Haedar berpesan kepada seluruh umat Muslim menyambut Ramadhan, Idul Fitri, dan Dzulhijjah dengan spirit ibadah dalam rangka semakin mendekatkan diri kepada Allah.
"Sambutlah Ramadhan, Idul Fitri dan Dzulhijjah dengan spirit ibadah untuk membuat diri sebagai muslim di Indonesia, sebagai muslim yang habluminallah-nya, hubungan dengan Tuhan semakin dekat, dan semakin melahirkan kesalehan. Itu hal yang sangat hakiki," ujar Haedar.
Terkait dengan penetapan hari-hari besar tersebut, Haedar menuturkan sudah berdasarkan hasil hisab hakiki wujudan hilal yang dipedomani oleh Majelis Tarjih dan Tajdid PP Muhammadiyah. Hal ini sesuai dengan dasar Alquran, hadis Nabi yang kuat, ditambah ijtihad.
Dengan begitu, katanya, pengambilan keputusan dalam penetapan tersebut memiliki dasar keagamaan yang kuat. Jadi tidak hanya berdasarkan atas rasionalitas ilmu semata, sehingga dapat dipertanggungjawabkan.
"Jadi kuat dasar keagamaannya tetapi, tapi juga kuat dalam ilmu dan penggunaan rasionalitas, serta berbagai aspek keilmuan lainnya.

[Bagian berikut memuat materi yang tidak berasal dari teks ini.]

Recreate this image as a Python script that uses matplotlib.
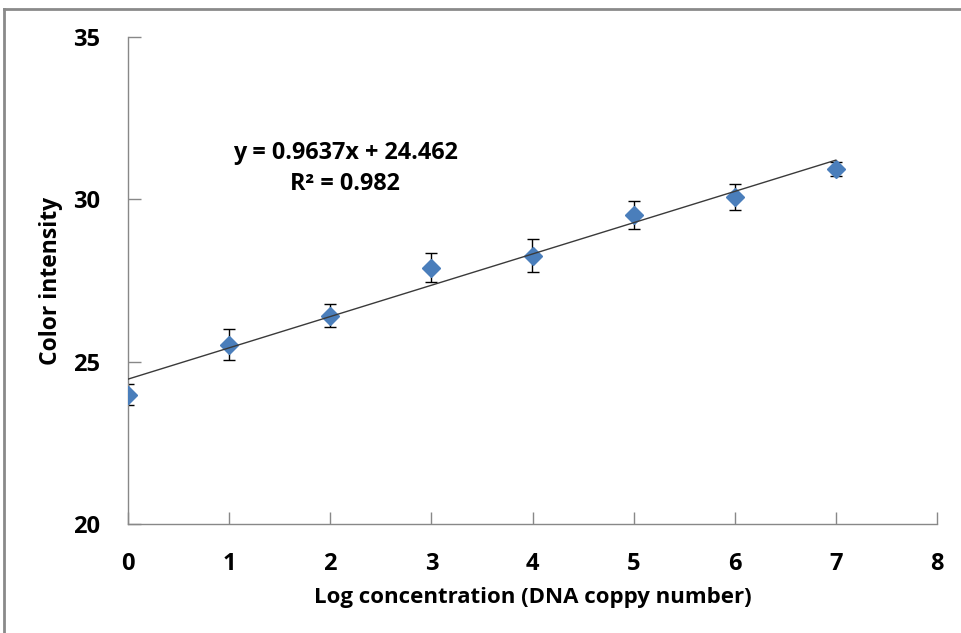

Dengan demikian ijtihad yang diambil Muhammadiyah adalah ijtihad yang dapat dipertanggungjawabkan secara keagamaan, secara keilmuan, bahkan dalam kepentingan kemaslahatan umum," jelasnya.
Penetapan jatuhnya awal Ramadhan pada 23 Maret kemungkinan akan sama di seluruh wilayah Indonesia. Namun, Haedar menuturkan untuk 1 Syawal dimungkinkan akan mengalami perbedaan.
Hal ini dikarenakan adanya perbedaan metoda yang dipakai. Meski begitu, kata Haedar, perbedaan tersebut bukan merupakan hal yang baru dan seluruh umat harus saling menghargai dan menghormati atas perbedaan yang ada.
"Maka selalu yang jadi komitmen Muhammadiyah, kita saling menghargai, menghormati, toleran dengan perbedaan. Sehingga, perbedaan itu jangan dianggap sebagai sesuatu yang baru. Artinya kita sudah terbiasa dengan perbedaan dan timbul penghargaan dan kearifan," lanjut Haedar.
Dengan adanya perbedaan, Haedar juga berpesan, jangan dijadikan sebagai sumber perpecahan yang membuat umat Islam dan warga bangsa menjadi retak. Dengan begitu, melalui penetapan-penetapan tersebut, diharapkan dapat dijadikan sebagai momentum untuk meningkatkan ibadah dan semakin mendekatkan diri kepada Tuhan.
"Jangan dianggap sebagai sumber perpecahan, sebagai sumber yang membuat kita retak. Karena ini menyangkut ijtihad yang menjadi bagian dari denyut nadi perjuangan perjalanan sejarah umat Islam, yang satu sama lain saling paham, saling menghormati, dan saling menghargai. Lebih jauh lagi inti dari semuanya ibadah," kata Haedar.